So, ingredients:
1 tbsp olive oil
40 g butter - salted, unsalted, I don't think it makes a massive difference
3 garlic cloves - these seem to have become massive just lately, so I think I used one, but it was a monster
100g serrrano ham, or pancetta or bacon
1 carrot
2 celery sticks
2 cups red wine
2 lemon thyme sprigs - I prefer lemon, and thats what I have growing
1 400g tin of lentils, you could use 2, the recipe says 2, but I didn't want to freak the family out by overdoing it. Subtlety is the key as far as legumes are concerned at our house. Rinse and drain them
600g of pork sausages, whatever kind you prefer, we got pork and fennel.
Mashed potato to serve
Use thermo to chop onion and garlic cloves. 8 seconds of speed 5 and check. I'm less proscriptive now I'm comfortable with the machine. Or hand chop them, if you prefer, either is fine, I just hate chopping onions.
Fry up the onion and garlic and ham/pancetta/bacon with oil in a heavy pan. You could do this in the thermo, I didn't because I wanted to use it for something else, and because I like onions fried on the stove. About 6 minutes
Chop carrot in the thermo, try not to turn it into carrot juice, a lower speed (5) is better than blitzing it into oblivion. You want bits, not mush.
I chopped the celery with a knife, it's neater and I'm less likely to make celery juice by accident.
Add carrot and celery to the onion mix and cook gently for 8 or so minutes. Mixture should be lightly brown
Add red wine and bring to simmer, cook for 6 - 8 minutes until liquid is reduced by half.
Add thyme and lentils.
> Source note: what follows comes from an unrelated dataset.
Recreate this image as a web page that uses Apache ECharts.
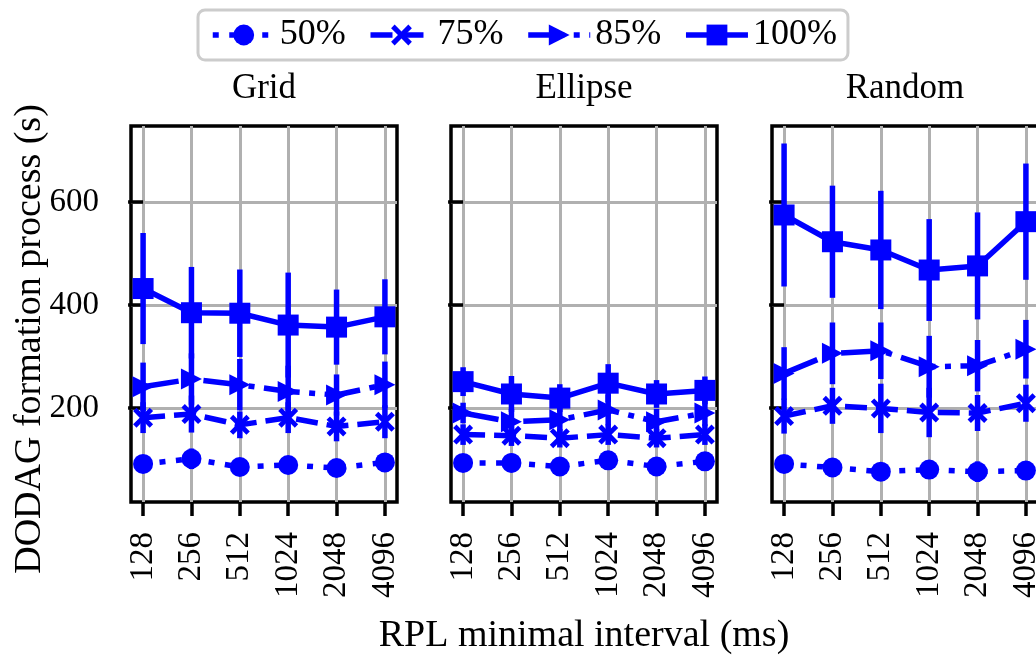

Cover with a lid and cook gently for 20 minutes, until lentil have absorbed most of the liquid.
Remove from heat and stir through a tablespoon of butter.
While the lentil mix is cooking, fry up the sausages separately and organise mashed potato and any other veges. Slice sausages and stir through the lentils and serve.
I always forget how good this is. Will the kids eat the lentils? Will I like the sausages? But we always like it, and we're always hugely surprised by that. Maybe now it's here on the blog, I will remember.